*Rows from a dataset of charts and code*:
[BEGIN]
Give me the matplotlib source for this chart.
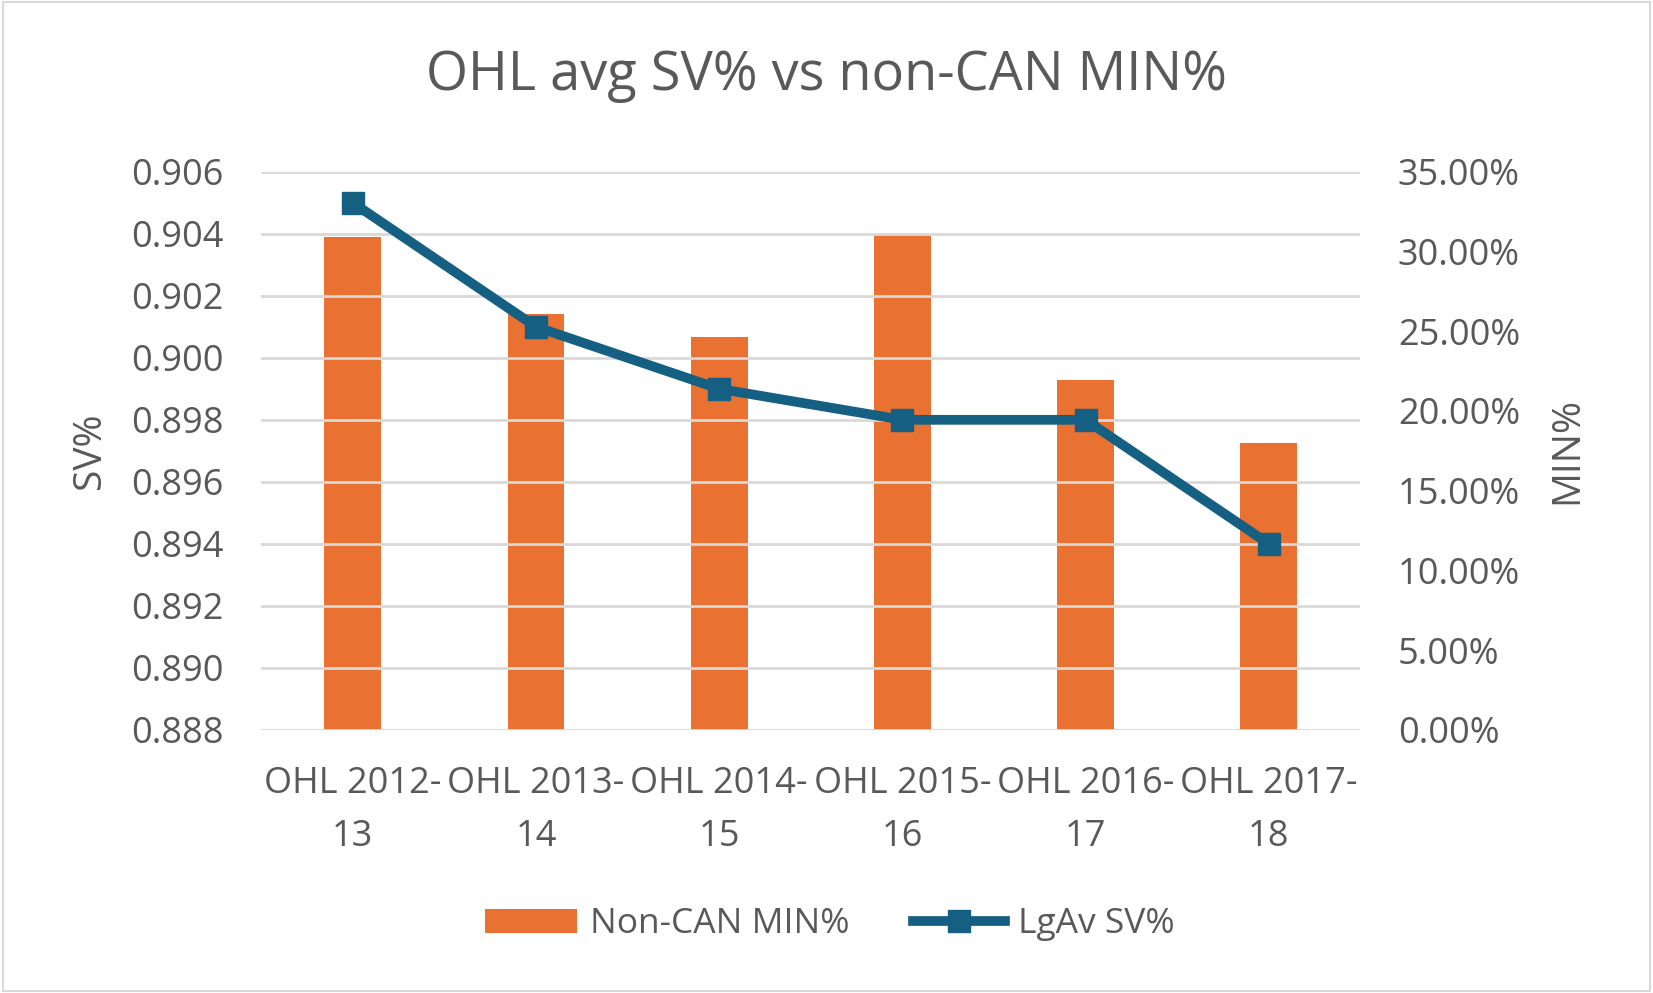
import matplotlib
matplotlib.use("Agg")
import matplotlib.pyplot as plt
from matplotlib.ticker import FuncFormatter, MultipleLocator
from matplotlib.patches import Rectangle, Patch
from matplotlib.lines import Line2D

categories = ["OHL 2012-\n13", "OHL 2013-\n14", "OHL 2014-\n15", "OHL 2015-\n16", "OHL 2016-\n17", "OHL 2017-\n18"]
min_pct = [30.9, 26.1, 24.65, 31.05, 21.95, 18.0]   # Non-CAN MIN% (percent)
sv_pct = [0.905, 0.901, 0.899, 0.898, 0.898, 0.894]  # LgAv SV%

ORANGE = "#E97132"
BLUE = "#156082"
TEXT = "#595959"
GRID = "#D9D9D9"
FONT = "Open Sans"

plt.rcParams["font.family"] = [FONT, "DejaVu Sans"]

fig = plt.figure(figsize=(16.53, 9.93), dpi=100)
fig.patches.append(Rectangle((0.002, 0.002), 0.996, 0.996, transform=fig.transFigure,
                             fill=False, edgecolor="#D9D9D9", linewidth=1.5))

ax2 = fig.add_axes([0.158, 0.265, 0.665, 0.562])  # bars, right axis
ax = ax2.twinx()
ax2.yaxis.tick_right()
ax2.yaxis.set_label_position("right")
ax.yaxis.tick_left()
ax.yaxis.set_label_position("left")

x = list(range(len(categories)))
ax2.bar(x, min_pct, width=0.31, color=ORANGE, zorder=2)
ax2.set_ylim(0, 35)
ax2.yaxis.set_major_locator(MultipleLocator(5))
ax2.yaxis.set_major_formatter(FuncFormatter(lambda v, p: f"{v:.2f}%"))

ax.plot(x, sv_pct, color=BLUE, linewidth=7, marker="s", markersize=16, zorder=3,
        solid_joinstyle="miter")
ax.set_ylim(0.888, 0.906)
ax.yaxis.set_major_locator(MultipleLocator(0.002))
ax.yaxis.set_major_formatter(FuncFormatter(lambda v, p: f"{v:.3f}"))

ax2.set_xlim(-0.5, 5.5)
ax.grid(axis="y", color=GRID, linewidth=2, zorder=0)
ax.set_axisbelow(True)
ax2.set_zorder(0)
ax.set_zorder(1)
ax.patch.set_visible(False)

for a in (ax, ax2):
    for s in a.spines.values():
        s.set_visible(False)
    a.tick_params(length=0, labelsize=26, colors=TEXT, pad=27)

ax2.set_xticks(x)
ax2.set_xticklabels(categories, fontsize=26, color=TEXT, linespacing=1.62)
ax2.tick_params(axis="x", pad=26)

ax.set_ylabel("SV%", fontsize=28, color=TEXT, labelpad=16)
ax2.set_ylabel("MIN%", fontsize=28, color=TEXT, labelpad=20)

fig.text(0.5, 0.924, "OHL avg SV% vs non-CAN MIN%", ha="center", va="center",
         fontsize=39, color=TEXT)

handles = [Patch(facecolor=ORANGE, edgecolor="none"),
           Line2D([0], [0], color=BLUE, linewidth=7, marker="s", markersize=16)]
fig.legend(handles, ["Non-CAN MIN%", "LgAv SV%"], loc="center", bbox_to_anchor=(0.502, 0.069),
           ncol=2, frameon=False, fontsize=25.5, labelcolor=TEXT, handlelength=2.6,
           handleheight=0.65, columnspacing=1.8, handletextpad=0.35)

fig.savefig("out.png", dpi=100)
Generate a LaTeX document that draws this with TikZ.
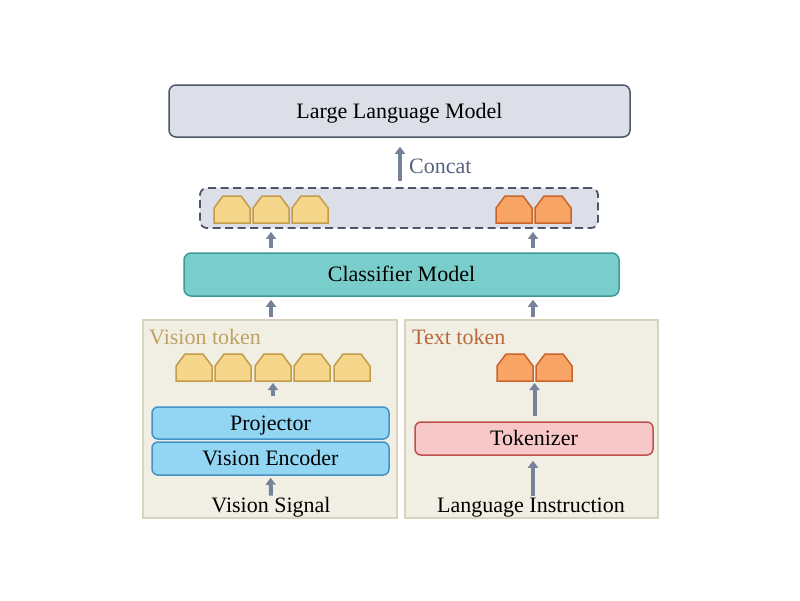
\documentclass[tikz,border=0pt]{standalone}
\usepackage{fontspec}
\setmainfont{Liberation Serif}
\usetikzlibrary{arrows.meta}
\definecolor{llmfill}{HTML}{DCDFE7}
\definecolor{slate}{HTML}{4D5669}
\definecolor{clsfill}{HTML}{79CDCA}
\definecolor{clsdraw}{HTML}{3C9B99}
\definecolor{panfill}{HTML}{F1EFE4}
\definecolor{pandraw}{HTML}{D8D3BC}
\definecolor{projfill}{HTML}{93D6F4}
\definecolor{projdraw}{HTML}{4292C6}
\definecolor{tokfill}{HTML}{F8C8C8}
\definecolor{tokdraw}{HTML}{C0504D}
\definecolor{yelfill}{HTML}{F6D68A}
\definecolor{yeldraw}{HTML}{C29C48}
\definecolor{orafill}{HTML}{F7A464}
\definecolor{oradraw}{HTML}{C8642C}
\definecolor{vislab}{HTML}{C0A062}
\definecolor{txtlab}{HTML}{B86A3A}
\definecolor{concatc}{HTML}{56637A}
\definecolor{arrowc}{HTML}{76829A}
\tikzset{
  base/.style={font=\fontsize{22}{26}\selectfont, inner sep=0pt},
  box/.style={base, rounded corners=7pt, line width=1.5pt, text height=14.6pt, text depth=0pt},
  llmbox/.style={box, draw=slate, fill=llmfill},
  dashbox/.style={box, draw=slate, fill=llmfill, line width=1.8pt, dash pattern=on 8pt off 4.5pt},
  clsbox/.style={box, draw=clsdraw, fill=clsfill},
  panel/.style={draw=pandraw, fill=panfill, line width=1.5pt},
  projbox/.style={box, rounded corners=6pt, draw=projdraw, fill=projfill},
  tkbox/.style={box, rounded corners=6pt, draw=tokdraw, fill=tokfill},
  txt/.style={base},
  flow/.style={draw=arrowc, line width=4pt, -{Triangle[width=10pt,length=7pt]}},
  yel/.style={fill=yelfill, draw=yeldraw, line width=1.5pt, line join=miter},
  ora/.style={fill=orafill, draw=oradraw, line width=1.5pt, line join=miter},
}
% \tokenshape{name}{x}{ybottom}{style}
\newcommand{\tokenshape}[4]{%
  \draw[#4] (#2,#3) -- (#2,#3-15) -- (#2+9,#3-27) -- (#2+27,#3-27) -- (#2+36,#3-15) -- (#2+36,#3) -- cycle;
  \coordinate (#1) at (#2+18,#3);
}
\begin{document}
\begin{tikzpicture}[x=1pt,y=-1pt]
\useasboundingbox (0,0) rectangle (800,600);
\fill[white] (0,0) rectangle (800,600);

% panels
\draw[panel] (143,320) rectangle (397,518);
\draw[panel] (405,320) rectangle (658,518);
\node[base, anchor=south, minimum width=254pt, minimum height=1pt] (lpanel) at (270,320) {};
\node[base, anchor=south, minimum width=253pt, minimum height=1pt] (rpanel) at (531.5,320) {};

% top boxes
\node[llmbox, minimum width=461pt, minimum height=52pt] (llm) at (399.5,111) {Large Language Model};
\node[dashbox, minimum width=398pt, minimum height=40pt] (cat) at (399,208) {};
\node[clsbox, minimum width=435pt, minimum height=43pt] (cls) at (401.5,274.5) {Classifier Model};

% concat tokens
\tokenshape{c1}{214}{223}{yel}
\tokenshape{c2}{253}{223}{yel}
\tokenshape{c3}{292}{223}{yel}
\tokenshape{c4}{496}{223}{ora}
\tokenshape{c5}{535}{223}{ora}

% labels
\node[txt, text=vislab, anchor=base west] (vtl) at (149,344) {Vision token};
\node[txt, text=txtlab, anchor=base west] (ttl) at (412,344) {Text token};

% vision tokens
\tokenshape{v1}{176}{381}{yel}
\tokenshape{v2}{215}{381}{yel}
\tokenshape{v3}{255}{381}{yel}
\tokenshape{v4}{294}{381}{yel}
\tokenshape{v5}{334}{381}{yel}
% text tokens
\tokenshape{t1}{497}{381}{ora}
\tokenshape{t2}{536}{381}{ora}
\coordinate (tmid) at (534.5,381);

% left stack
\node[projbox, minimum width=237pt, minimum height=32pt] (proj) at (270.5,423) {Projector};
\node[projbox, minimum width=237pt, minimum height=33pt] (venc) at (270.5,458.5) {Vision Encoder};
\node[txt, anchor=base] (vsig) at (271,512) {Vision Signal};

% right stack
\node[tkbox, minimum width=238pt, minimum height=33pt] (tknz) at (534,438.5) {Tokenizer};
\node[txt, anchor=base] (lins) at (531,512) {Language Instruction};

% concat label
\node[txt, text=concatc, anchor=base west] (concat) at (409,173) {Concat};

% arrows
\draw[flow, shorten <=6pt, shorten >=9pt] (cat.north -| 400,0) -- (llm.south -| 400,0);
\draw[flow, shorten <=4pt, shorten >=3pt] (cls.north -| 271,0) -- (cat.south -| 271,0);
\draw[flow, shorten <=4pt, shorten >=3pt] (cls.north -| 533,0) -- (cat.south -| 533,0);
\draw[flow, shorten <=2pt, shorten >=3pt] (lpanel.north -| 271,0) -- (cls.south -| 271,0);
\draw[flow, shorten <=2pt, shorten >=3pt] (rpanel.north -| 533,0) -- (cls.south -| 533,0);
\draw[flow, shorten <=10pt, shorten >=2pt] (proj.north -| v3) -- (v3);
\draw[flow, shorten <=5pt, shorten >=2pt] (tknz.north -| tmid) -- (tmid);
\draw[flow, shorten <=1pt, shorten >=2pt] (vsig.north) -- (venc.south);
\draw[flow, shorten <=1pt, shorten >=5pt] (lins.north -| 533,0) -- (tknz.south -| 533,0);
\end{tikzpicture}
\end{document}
[END]
*Task brief*:
Nothing but the lines from the one with "Generate a LaTeX" down to the one with "minimum width=253pt, minimum" should be printed, both of them included. Leave out the pictures.

*The output*:
Generate a LaTeX document that draws this with TikZ.
\documentclass[tikz,border=0pt]{standalone}
\usepackage{fontspec}
\setmainfont{Liberation Serif}
\usetikzlibrary{arrows.meta}
\definecolor{llmfill}{HTML}{DCDFE7}
\definecolor{slate}{HTML}{4D5669}
\definecolor{clsfill}{HTML}{79CDCA}
\definecolor{clsdraw}{HTML}{3C9B99}
\definecolor{panfill}{HTML}{F1EFE4}
\definecolor{pandraw}{HTML}{D8D3BC}
\definecolor{projfill}{HTML}{93D6F4}
\definecolor{projdraw}{HTML}{4292C6}
\definecolor{tokfill}{HTML}{F8C8C8}
\definecolor{tokdraw}{HTML}{C0504D}
\definecolor{yelfill}{HTML}{F6D68A}
\definecolor{yeldraw}{HTML}{C29C48}
\definecolor{orafill}{HTML}{F7A464}
\definecolor{oradraw}{HTML}{C8642C}
\definecolor{vislab}{HTML}{C0A062}
\definecolor{txtlab}{HTML}{B86A3A}
\definecolor{concatc}{HTML}{56637A}
\definecolor{arrowc}{HTML}{76829A}
\tikzset{
  base/.style={font=\fontsize{22}{26}\selectfont, inner sep=0pt},
  box/.style={base, rounded corners=7pt, line width=1.5pt, text height=14.6pt, text depth=0pt},
  llmbox/.style={box, draw=slate, fill=llmfill},
  dashbox/.style={box, draw=slate, fill=llmfill, line width=1.8pt, dash pattern=on 8pt off 4.5pt},
  clsbox/.style={box, draw=clsdraw, fill=clsfill},
  panel/.style={draw=pandraw, fill=panfill, line width=1.5pt},
  projbox/.style={box, rounded corners=6pt, draw=projdraw, fill=projfill},
  tkbox/.style={box, rounded corners=6pt, draw=tokdraw, fill=tokfill},
  txt/.style={base},
  flow/.style={draw=arrowc, line width=4pt, -{Triangle[width=10pt,length=7pt]}},
  yel/.style={fill=yelfill, draw=yeldraw, line width=1.5pt, line join=miter},
  ora/.style={fill=orafill, draw=oradraw, line width=1.5pt, line join=miter},
}
% \tokenshape{name}{x}{ybottom}{style}
\newcommand{\tokenshape}[4]{%
  \draw[#4] (#2,#3) -- (#2,#3-15) -- (#2+9,#3-27) -- (#2+27,#3-27) -- (#2+36,#3-15) -- (#2+36,#3) -- cycle;
  \coordinate (#1) at (#2+18,#3);
}
\begin{document}
\begin{tikzpicture}[x=1pt,y=-1pt]
\useasboundingbox (0,0) rectangle (800,600);
\fill[white] (0,0) rectangle (800,600);

% panels
\draw[panel] (143,320) rectangle (397,518);
\draw[panel] (405,320) rectangle (658,518);
\node[base, anchor=south, minimum width=254pt, minimum height=1pt] (lpanel) at (270,320) {};
\node[base, anchor=south, minimum width=253pt, minimum height=1pt] (rpanel) at (531.5,320) {};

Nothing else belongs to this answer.